Sunday, June 12, 2016

Strength in simplicity

This is the time of bluff and bombast - A 'path breaking' budget that will 'transform' India, a policy is a 'game changer', an agreement is 'historic', a product will 'revolutionise' communication', some product will 'change the world' (Steve Jobs said that about all his products), something will be a 'landmark' decision...I heard an anchor in a Malayalam channel called Kappa TV, which most people wouldn't have heard of, say, "When we were conceptualising this remix, we didn't know the impact it will have on 'the whole nation'".

Every state will have a much-hyped investor summit where huge investment promises will be made but one will never hear about the actuals. The prevailing wisdom seems to be that one has to shout and make tall claims in order to be successful. There is an emphasis on bright-siding everything irrespective of what the reality indicates. I was thinking about this culture of what Arun Shourie called, 'Jo hyperbole so nihal' while reading Gandhi before India by Ramachandra Guha.

In 1909, Gandhi spoke to a mixed gathering of Indians in London where he shared a platform with Savarkar. At that time, the Indian freedom movement was divided into two camps: moderates and extremists. Moderates believed in incremental, constitutional change while extremists wanted rapid change with violence if necessary. Savarkar was in the extremist camp and Gandhi was in the moderate camp. Ramachandra Guha describes how a student remembered the meeting 40 years later:
Savarkar was 'by far the most arresting personality' at the meeting; for 'around him had been built a flaming galaxy of violent revolutionism'. Gandhi, on the other hand, seemed shy and diffident; the students had to 'bend their heads forward to hear the great Mr. Gandhi speak'. His voice and speech were of a piece with his manner - 'calm, unemotional, simple, and devoid of rhetoric'.
A friend of Gandhi said that in  Johannesberg itself, there were 'several of his countrymen whose elocution, natural and unaffected, is far superior to his', that he spoke in a monotonous voice, he 'never waves his arms' and 'seldom moves a finger'. A shy, soft-spoken man who was an indifferent public speaker with speech devoid of rhetoric could move more millions than any other person in India's political history without the aid of arms or an army backing him. I think there is a lesson in it somewhere. (Watch this talk by Dr. Apoorvanand Jha - explaining the relevance of Gandhi's strong anti-majoritarian stand in his final days. The talk is in Hindi.)

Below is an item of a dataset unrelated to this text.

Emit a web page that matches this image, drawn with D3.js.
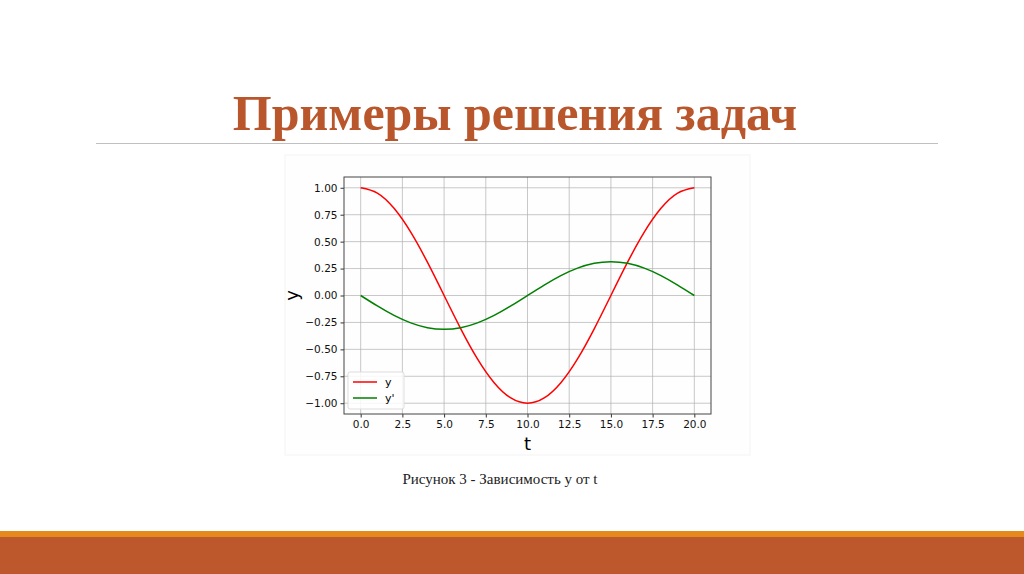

Gandhi's philosophy of non-violent resistance to unjust laws made him ' a strategist of slow reforms, of protesting by stages, of systematically preparing himself and his colleagues rather than spontaneously  (or, as he would have it, haphazardly) rushing into confrontation.' This is in sharp contrast to what is popular today: a person who is aggressive, has a no-nonsense attitude, takes quick decisions...In other words, in order to be successful, one is supposed to be a pain in the neck.

Another friend says that while a student in London, Gandhi learnt that 'by quiet persistence he could do far more to change men's minds than by any oratory or loud trumpeting'. He was one of those rare individuals who was reflective as well as firm when he finally took a decision. And importantly, he had high moral standards. His followers were sure that he would be the the first to do what he asked others to do. Guha quotes an admirer, the Chinese Nobel Laureate, Liu Xiabao:
Compared to people in other nations that have lived under the dreary pull of Communism, we resistors in China have not measured up very well. Even after so many years of tremendous tragedies, we still don't have a moral leader like Vaclav Havel. It seems ironic that in order to win the right of ordinary people to persue self-interest, a society needs a moral giant to make a selfless sacrifice. In order to secure 'passive freedom' - freedom from state oppression - there needs to be a will to do active resistance. History is not fated. The appearance of a single martyr can fundamentally turn the spirit of a nation and strengthen its moral fibre. Gandhi was such a figure.
PS: During his first visit to the US, Modi made a big splash. Listening to the audience reactions after one of his 'rock star-like' appearances, I heard a gushing NRI say, 'It was like listening to Gandhi.' I almost had a heart attack.